Геринг пишет Гейдриху в июле 1941 г.:
«Поручаю Вам осуществить все организационные и технические подготовительные меры для окончательного решения еврейского вопроса в районах Европы, находящихся под германским влиянием. В мероприятиях, которые имеют отношение к компетенции других наших ведомств, необходимо привлечь таковые к участию в них. Поручаю Вам также как можно скорее представить план организационных и технических мероприятий, необходимых для окончательного решения еврейского вопроса в желательном для нас духе».
Еврейский вопрос не давал Гейдриху покоя.
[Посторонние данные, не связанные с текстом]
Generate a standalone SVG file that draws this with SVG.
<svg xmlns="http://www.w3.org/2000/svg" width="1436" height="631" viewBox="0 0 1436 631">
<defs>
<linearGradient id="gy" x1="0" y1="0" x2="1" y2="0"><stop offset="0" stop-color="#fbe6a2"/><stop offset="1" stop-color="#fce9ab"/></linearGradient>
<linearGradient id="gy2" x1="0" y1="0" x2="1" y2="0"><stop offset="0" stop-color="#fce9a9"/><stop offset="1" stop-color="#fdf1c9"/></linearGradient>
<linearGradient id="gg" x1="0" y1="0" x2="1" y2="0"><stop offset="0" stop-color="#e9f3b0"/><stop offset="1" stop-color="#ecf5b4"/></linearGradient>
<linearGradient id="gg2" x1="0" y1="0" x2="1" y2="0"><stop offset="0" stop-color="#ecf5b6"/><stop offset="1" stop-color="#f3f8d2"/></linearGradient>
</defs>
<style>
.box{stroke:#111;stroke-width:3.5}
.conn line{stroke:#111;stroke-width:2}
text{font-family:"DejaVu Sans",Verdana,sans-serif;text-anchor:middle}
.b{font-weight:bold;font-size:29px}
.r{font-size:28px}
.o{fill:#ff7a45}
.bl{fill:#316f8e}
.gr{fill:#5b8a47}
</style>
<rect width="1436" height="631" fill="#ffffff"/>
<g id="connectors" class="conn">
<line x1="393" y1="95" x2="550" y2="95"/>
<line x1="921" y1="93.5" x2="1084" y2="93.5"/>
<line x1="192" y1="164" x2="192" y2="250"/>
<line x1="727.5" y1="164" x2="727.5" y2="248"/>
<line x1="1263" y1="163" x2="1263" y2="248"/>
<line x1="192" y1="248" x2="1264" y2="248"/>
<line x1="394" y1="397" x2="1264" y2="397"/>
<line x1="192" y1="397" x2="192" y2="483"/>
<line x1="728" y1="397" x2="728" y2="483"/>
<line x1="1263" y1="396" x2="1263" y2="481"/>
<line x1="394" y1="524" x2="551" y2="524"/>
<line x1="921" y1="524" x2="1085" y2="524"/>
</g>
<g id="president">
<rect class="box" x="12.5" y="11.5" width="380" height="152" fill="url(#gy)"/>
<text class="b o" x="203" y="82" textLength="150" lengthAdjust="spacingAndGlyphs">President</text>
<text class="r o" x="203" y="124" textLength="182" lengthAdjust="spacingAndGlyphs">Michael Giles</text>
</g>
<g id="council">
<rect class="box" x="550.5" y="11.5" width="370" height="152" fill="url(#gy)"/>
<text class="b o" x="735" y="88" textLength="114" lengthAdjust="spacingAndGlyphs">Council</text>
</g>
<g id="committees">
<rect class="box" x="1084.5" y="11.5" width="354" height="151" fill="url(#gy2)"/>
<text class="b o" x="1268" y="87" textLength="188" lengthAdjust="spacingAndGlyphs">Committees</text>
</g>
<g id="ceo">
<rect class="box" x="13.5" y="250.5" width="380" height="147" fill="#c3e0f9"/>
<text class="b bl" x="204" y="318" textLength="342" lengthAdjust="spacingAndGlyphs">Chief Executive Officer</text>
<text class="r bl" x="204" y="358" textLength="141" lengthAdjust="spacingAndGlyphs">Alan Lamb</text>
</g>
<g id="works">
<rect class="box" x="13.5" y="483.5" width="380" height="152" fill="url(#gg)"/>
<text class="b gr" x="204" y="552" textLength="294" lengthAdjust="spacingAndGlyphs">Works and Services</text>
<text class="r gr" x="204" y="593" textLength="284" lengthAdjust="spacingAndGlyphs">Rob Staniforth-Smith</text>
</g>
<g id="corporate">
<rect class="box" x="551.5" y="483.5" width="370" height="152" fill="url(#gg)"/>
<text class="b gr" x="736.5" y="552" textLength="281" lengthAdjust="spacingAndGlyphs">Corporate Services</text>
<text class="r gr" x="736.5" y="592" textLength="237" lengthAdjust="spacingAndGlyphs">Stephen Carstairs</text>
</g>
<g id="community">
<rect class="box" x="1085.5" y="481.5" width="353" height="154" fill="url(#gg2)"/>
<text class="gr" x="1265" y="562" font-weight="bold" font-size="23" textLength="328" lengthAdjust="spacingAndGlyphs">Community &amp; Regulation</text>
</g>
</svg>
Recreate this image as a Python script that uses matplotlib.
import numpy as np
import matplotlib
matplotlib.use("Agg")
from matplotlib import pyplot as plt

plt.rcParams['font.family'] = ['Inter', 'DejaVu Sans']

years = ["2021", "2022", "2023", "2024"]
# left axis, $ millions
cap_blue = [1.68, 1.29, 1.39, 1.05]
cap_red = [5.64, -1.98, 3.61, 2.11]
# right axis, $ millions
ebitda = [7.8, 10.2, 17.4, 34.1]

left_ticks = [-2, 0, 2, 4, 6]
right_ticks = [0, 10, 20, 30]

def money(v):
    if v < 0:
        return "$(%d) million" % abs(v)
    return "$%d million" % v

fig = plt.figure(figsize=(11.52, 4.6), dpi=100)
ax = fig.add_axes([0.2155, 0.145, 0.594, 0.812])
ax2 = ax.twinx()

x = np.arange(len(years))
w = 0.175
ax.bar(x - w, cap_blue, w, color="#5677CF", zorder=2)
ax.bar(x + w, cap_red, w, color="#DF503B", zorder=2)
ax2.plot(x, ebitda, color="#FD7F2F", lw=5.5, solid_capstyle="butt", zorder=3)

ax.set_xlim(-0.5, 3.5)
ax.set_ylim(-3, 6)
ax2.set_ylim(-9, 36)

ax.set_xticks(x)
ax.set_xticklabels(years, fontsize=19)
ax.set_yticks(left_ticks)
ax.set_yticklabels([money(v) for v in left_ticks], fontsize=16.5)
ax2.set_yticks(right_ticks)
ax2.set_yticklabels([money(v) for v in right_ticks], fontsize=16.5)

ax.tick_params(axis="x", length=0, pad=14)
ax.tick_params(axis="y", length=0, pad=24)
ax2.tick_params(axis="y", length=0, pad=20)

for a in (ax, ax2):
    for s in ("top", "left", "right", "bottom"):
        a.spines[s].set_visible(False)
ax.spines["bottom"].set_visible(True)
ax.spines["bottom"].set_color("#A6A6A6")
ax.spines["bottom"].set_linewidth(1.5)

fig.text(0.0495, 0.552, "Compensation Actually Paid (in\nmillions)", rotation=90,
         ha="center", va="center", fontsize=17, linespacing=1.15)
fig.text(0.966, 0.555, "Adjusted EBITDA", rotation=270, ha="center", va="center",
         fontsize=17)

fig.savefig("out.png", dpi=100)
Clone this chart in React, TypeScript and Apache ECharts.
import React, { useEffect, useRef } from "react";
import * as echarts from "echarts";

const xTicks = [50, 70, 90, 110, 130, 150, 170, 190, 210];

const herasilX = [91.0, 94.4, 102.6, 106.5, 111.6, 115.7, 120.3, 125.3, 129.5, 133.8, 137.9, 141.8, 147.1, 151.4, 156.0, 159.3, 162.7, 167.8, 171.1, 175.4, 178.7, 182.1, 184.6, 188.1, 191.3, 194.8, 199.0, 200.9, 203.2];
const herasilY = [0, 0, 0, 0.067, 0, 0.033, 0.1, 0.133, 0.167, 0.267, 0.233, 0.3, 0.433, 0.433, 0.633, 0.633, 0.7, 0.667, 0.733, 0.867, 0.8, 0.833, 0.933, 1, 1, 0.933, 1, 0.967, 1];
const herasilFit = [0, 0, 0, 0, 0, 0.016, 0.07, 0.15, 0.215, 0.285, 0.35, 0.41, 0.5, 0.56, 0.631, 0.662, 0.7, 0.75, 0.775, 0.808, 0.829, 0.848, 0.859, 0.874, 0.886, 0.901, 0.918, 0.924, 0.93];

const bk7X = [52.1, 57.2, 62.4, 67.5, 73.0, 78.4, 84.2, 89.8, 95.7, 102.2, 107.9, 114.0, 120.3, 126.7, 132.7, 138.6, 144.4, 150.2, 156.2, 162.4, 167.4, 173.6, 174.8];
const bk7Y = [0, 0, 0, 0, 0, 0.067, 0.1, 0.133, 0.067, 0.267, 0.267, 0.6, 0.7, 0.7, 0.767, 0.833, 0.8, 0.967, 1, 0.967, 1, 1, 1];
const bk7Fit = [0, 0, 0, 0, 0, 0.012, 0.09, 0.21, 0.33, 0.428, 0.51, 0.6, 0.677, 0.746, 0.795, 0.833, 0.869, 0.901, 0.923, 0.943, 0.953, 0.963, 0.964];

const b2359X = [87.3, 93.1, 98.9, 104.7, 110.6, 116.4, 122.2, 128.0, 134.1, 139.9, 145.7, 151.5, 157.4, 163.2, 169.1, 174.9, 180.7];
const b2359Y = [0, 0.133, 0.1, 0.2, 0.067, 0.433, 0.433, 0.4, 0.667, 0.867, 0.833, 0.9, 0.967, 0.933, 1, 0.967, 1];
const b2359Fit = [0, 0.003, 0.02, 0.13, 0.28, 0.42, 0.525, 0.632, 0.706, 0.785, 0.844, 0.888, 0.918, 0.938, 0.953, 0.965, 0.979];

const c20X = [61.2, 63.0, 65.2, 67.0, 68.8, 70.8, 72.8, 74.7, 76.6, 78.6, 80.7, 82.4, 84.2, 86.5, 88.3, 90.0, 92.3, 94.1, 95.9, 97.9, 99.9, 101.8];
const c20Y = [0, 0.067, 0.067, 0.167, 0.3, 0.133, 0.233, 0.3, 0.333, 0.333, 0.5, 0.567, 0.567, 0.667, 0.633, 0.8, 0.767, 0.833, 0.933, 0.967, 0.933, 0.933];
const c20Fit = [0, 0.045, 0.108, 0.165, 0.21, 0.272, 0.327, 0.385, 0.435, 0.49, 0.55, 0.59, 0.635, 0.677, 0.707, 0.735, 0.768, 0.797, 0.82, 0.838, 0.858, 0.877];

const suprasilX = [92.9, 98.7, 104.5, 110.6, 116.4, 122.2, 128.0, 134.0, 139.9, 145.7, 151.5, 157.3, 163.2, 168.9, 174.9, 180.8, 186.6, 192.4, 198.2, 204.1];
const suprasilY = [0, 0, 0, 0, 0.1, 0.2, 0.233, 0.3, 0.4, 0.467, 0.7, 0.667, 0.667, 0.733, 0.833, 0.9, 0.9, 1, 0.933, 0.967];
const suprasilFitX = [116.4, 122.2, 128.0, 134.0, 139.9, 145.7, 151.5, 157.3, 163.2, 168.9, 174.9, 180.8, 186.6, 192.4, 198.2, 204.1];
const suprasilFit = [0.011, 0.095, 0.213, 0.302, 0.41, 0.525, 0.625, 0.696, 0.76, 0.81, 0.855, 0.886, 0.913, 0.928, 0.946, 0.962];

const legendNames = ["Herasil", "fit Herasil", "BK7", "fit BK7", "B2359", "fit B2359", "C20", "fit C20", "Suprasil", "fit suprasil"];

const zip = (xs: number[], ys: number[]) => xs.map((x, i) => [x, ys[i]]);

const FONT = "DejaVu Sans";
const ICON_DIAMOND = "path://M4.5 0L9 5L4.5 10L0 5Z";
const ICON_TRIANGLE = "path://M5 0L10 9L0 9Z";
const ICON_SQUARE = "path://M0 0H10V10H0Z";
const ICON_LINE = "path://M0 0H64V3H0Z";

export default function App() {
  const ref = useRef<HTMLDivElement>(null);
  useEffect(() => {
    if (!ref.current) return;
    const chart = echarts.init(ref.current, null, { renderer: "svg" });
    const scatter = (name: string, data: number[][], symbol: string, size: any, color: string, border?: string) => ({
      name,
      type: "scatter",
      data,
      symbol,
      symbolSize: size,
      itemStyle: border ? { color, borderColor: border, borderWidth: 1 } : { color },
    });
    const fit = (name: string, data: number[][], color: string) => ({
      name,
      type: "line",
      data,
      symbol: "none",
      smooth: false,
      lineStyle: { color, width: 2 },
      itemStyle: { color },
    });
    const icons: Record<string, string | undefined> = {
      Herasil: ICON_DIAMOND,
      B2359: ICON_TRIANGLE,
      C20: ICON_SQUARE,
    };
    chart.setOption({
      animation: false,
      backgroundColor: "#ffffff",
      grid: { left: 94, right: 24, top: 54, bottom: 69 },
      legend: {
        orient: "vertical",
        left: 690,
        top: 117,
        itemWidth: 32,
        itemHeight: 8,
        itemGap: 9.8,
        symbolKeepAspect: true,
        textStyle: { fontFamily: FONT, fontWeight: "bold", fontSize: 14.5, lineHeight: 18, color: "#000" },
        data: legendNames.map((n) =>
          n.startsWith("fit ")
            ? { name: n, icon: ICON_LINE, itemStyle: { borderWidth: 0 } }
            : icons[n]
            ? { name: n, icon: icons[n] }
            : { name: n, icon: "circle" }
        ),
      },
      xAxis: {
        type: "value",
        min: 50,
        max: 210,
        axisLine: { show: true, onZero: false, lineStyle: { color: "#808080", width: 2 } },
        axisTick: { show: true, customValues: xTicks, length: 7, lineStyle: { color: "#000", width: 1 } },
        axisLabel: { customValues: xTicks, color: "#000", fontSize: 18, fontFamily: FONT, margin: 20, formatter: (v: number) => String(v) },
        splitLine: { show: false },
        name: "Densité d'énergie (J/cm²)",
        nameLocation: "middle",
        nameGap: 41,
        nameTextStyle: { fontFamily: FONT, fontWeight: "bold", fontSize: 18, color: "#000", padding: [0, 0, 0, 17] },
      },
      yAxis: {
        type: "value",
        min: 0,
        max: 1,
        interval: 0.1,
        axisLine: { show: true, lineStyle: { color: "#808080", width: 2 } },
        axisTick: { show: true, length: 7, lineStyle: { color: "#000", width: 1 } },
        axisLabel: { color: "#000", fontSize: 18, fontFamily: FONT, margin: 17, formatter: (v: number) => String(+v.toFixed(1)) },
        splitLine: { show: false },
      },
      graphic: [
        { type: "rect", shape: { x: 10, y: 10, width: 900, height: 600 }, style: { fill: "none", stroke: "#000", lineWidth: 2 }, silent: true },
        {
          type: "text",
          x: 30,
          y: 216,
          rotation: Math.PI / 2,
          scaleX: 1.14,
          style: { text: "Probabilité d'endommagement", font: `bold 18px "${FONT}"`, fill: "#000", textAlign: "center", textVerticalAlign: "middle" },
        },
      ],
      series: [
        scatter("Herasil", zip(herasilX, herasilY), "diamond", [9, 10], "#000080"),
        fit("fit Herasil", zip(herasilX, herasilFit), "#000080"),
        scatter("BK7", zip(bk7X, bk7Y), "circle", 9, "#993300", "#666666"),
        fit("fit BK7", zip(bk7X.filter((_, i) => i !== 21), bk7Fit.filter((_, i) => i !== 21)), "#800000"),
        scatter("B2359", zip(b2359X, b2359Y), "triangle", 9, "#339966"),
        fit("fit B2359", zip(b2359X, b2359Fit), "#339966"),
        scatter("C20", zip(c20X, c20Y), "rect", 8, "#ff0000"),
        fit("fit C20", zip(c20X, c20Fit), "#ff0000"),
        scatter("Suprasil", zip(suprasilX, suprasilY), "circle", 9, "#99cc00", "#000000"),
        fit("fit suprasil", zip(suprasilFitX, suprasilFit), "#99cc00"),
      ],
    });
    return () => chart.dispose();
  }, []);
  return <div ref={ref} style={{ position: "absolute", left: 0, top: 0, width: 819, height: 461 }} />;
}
Он упорно занимался им, вынашивал идеи, проекты, предложения. Наряду с полицейскими акциями, целью которых было получение точных сведений о еврейском населении Германии и оккупированных земель, его изоляции и сосредоточении, Гейдрих увлекался еще и более грандиозными замыслами: например, разрабатывал план насильственного выселения евреев на Мадагаскар, в малообжитые просторы Востока или за Полярный круг, где они постепенно вымерли бы. Но одновременно он поручает некоторым своим подчиненным, таким, например, как опытный убийца Глобоцник, испробовать и отработать методику их массового истребления. Так возник первый лагерь — Треблинка, единственной целью и смыслом которого было уничтожение. Для умерщвления жертв здесь использовался — какая примитивность! — отработанный газ моторов, поступавший либо в импровизированные камеры, установленные на кузовах грузовых автомобилей, либо в низкие бревенчатые бараки. Гейдрих послал на практику к Глобоцнику Эйхмана, чтобы тот ознакомился со всей механикой этого дела и продумал, как его усовершенствовать и придать более широкий размах.